La fiesta de hoy en la Bombonera tiene templo, camiseta e ídolo de Boca. Pero es una fiesta del fútbol. Primero porque Juan Román Riquelme representa un ideal de fútbol argentino que construyó un mito a partir de su camiseta número “10”. La “10” de Kempes, del Diego, de Leo. Y de tantos otros: el Beto Alonso, Bochini, el Inglés Babington, Aimar, Gallardo y decenas y decenas más. No hay equipo en el fútbol argentino que no recuerde algún número “10” glorioso de su historia, por más modesta que sea ese club y esa historia. En Primera o en el club de barrio. El “10” que se ponía el equipo al hombro, el de los tiros libres, el de las mejores asistencias, el que la pedía cortita y al pie. Y la devolvía redonda. Siempre redonda.
Riquelme fue todo eso. No jugó en un club de barrio, sino en Boca. Y ganó todo con Boca. Y quienes todavía hoy afirman que solo brilló en Boca es porque no quieren ver que llevó a Villarreal, entonces un equipo modesto en España, a semifinales de la Champions. Y que fue figura cuando le tocó jugar en la selección. Sus mejores años fueron con los técnicos que lo aceptaron como dueño de los tiempos del equipo. Su amado Virrey Bianchi hasta le permitió irse a jugar al barrio un día antes de un partido importante. Acaso por eso no solo chocó con Van Gaal cuando el neerlandés lo dirigió en Barcelona, sino ante todo quedó afuera de la selección cuando el DT fue Marcelo Bielsa. Era difícil discutirle a Bielsa aquella campaña formidable de Eliminatorias al Mundial 2002 (distinto, claro, fue luego en la Copa). Su equipo era una máquina. Demasiado vértigo acaso para el fútbol más cerebral de Riquelme.

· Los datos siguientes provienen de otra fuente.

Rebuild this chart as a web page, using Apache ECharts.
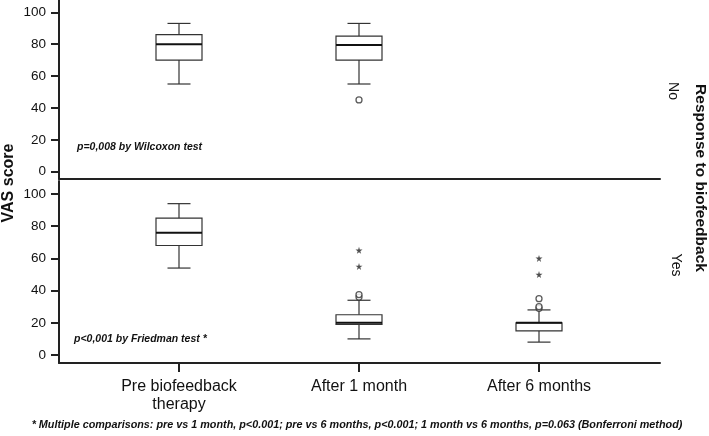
<!DOCTYPE html>
<html>
<head>
<meta charset="utf-8">
<script src="https://cdn.jsdelivr.net/npm/echarts@6/dist/echarts.min.js"></script>
<style>html,body{margin:0;padding:0;background:#fff}#c{width:709px;height:436px}</style>
</head>
<body>
<div id="c"></div>
<script>
// ---- data ----
const categories = ['Pre biofeedback\ntherapy', 'After 1 month', 'After 6 months'];
const categoryPos = [0, 1, 2];
const yTicks = [0, 20, 40, 60, 80, 100];
// [categoryIndex, lowWhisker, Q1, median, Q3, highWhisker]
const boxNo = [[0, 55, 70, 80, 86, 93], [1, 55, 70, 79.5, 85, 93]];
const boxYes = [[0, 54, 68, 76, 85, 94], [1, 10, 19, 20, 25, 34], [2, 8, 15, 20, 20, 28]];
const circlesNo = [[1, 45]];
const circlesYes = [[1, 36], [1, 37.5], [2, 29], [2, 30], [2, 35]];
const starsYes = [[1, 55], [1, 65], [2, 50], [2, 60]];

const FONT = '"Liberation Sans", Arial, Helvetica, sans-serif';
const LINE = '#333';
const BOX_HALF = 23, CAP_HALF = 11.5;

function renderBox(params, api) {
  const x = api.value(0);
  const c = v => api.coord([x, api.value(v)]);
  const lo = c(1), q1 = c(2), md = c(3), q3 = c(4), hi = c(5);
  const cx = lo[0];
  const st = { stroke: LINE, lineWidth: 1.2, fill: null };
  return {
    type: 'group',
    children: [
      { type: 'line', shape: { x1: cx, y1: lo[1], x2: cx, y2: q1[1] }, style: st },
      { type: 'line', shape: { x1: cx, y1: q3[1], x2: cx, y2: hi[1] }, style: st },
      { type: 'line', shape: { x1: cx - CAP_HALF, y1: lo[1], x2: cx + CAP_HALF, y2: lo[1] }, style: st },
      { type: 'line', shape: { x1: cx - CAP_HALF, y1: hi[1], x2: cx + CAP_HALF, y2: hi[1] }, style: st },
      { type: 'rect', shape: { x: cx - BOX_HALF, y: q3[1], width: BOX_HALF * 2, height: q1[1] - q3[1] }, style: { stroke: LINE, lineWidth: 1.2, fill: '#fff' } },
      { type: 'line', shape: { x1: cx - BOX_HALF, y1: md[1], x2: cx + BOX_HALF, y2: md[1] }, style: { stroke: '#111', lineWidth: 2 } }
    ]
  };
}

const STAR = 'path://M50,0 L61,35 L98,35 L68,57 L79,91 L50,70 L21,91 L32,57 L2,35 L39,35 Z';

function xAxis(gridIndex, showLabels) {
  return {
    type: 'value', gridIndex, min: -120 / 180, max: 481 / 180,
    splitLine: { show: false },
    axisLine: { show: true, onZero: false, lineStyle: { color: '#222', width: 2 } },
    axisTick: { show: showLabels, customValues: categoryPos, length: 9, lineStyle: { color: '#222', width: 2 } },
    axisLabel: {
      show: showLabels, customValues: categoryPos, margin: 15,
      fontSize: 16, lineHeight: 18, color: '#111', fontFamily: FONT,
      formatter: v => categories[Math.round(v)] || ''
    }
  };
}
function yAxis(gridIndex, min, max) {
  return {
    type: 'value', gridIndex, min, max,
    splitLine: { show: false },
    axisLine: { show: true, onZero: false, lineStyle: { color: '#222', width: 2 } },
    axisTick: { show: true, customValues: yTicks, length: 8, lineStyle: { color: '#222', width: 2 } },
    axisLabel: { customValues: yTicks, margin: 13, fontSize: 13.5, color: '#111', fontFamily: FONT }
  };
}

const chart = echarts.init(document.getElementById('c'), null, { renderer: 'canvas' });
chart.setOption({
  animation: false,
  backgroundColor: '#fff',
  textStyle: { fontFamily: FONT },
  grid: [
    { left: 59, right: 49, top: 0, height: 179 },
    { left: 59, right: 49, top: 181, height: 182 }
  ],
  xAxis: [xAxis(0, false), xAxis(1, true)],
  yAxis: [yAxis(0, -4.6, 107.7), yAxis(1, -4.97, 108.07)],
  series: [
    { type: 'custom', xAxisIndex: 0, yAxisIndex: 0, data: boxNo, renderItem: renderBox, encode: { x: 0, y: [1, 2, 3, 4, 5] }, silent: true },
    { type: 'custom', xAxisIndex: 1, yAxisIndex: 1, data: boxYes, renderItem: renderBox, encode: { x: 0, y: [1, 2, 3, 4, 5] }, silent: true },
    { type: 'scatter', xAxisIndex: 0, yAxisIndex: 0, data: circlesNo, symbol: 'circle', symbolSize: 6, itemStyle: { color: '#fff', borderColor: LINE, borderWidth: 1.3 }, silent: true },
    { type: 'scatter', xAxisIndex: 1, yAxisIndex: 1, data: circlesYes, symbol: 'circle', symbolSize: 6, itemStyle: { color: '#fff', borderColor: LINE, borderWidth: 1.3 }, silent: true },
    { type: 'scatter', xAxisIndex: 1, yAxisIndex: 1, data: starsYes, symbol: STAR, symbolSize: 7, itemStyle: { color: '#222' }, silent: true }
  ],
  graphic: [
    { type: 'text', x: 9, y: 183, rotation: Math.PI / 2, style: { text: 'VAS score', font: 'bold 16px ' + FONT, fill: '#111', align: 'center', verticalAlign: 'middle' } },
    { type: 'text', x: 700, y: 178, rotation: -Math.PI / 2, style: { text: 'Response to biofeedback', font: 'bold 15.5px ' + FONT, fill: '#111', align: 'center', verticalAlign: 'middle' } },
    { type: 'text', x: 673, y: 91, rotation: -Math.PI / 2, style: { text: 'No', font: '14px ' + FONT, fill: '#111', align: 'center', verticalAlign: 'middle' } },
    { type: 'text', x: 676, y: 265, rotation: -Math.PI / 2, style: { text: 'Yes', font: '14px ' + FONT, fill: '#111', align: 'center', verticalAlign: 'middle' } },
    { type: 'text', x: 77, y: 147, style: { text: 'p=0,008 by Wilcoxon test', font: 'italic bold 10.5px ' + FONT, fill: '#111', align: 'left', verticalAlign: 'middle' } },
    { type: 'text', x: 74, y: 339, style: { text: 'p<0,001 by Friedman test *', font: 'italic bold 10.5px ' + FONT, fill: '#111', align: 'left', verticalAlign: 'middle' } },
    { type: 'text', x: 357, y: 425, style: { text: '* Multiple comparisons: pre vs 1 month, p<0.001; pre vs 6 months, p<0.001; 1 month vs 6 months, p=0.063 (Bonferroni method)', font: 'italic bold 10.8px ' + FONT, fill: '#111', align: 'center', verticalAlign: 'middle' } }
  ]
});
</script>
</body>
</html>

Esa postura supuestamente “intransigente” de Román fue la que le provocó también “enemigos”. No fue nunca un ídolo fácil. Sin meterse jamás en temas políticos o sociales, Román sí ganó su fama de “rebelde” cuando escenificó su Topo Gigio inolvidable contra la dirigencia de Boca que lideraba Mauricio Macri, en reclamo salarial. Era la dirigencia que, todos lo saben, le daba apodo de “Negro”, no de modo afectivo, claro, sino clasista. Algo así como: “¿quién se cree que es este negro?”. La confrontación no hizo más que fortalecer su orgullo. Y también algunas de sus arbitrariedades.
Se las reprochan ahora mucho más porque Román ya no tiene la pelota bajo la suela para responderle a sus críticos. Y porque, además, se metió a dirigente. Derrotó al macrismo que parecía eterno en Boca. Y volverá a competirle (ya casi seguramente como presidente y no como vice) en las próximas elecciones, con el propio Macri actuando en la interna y todo un aparato de prensa amiga (mucho más poderoso de los amigos que también tiene el propio Román). Como dirigente, ganó cinco títulos y reinó en el orden local (con la deuda de la Libertadores). Si algo no se le puede negar a Román es su competitividad. La tuvo cuando jugaba y la tiene como dirigente. Sus equipos ganan. Pero la principal deuda sea acaso el juego del equipo. Este Boca sigue a años luz del Roman número “10”. Es cierto, el Boca de sus tiempos de jugador, el Boca de Bianchi, tampoco era precisamente exquisito. Pero sí era una roca. El Boca del Román dirigente no es exquisito y tampoco es una roca. Y, por momentos, juega excesivamente mal.
Pero hoy domingo será día de homenaje en la Bombonera. A quien algunos llaman “el último poeta” de un fútbol que ya no existe. El de, como graficó alguna vez Jorge Valdano, va en la autopista en la que, mientras todos corren, él saca mate y reposera, y mira los carteles. Y ve cómo pocos por dónde conviene ir.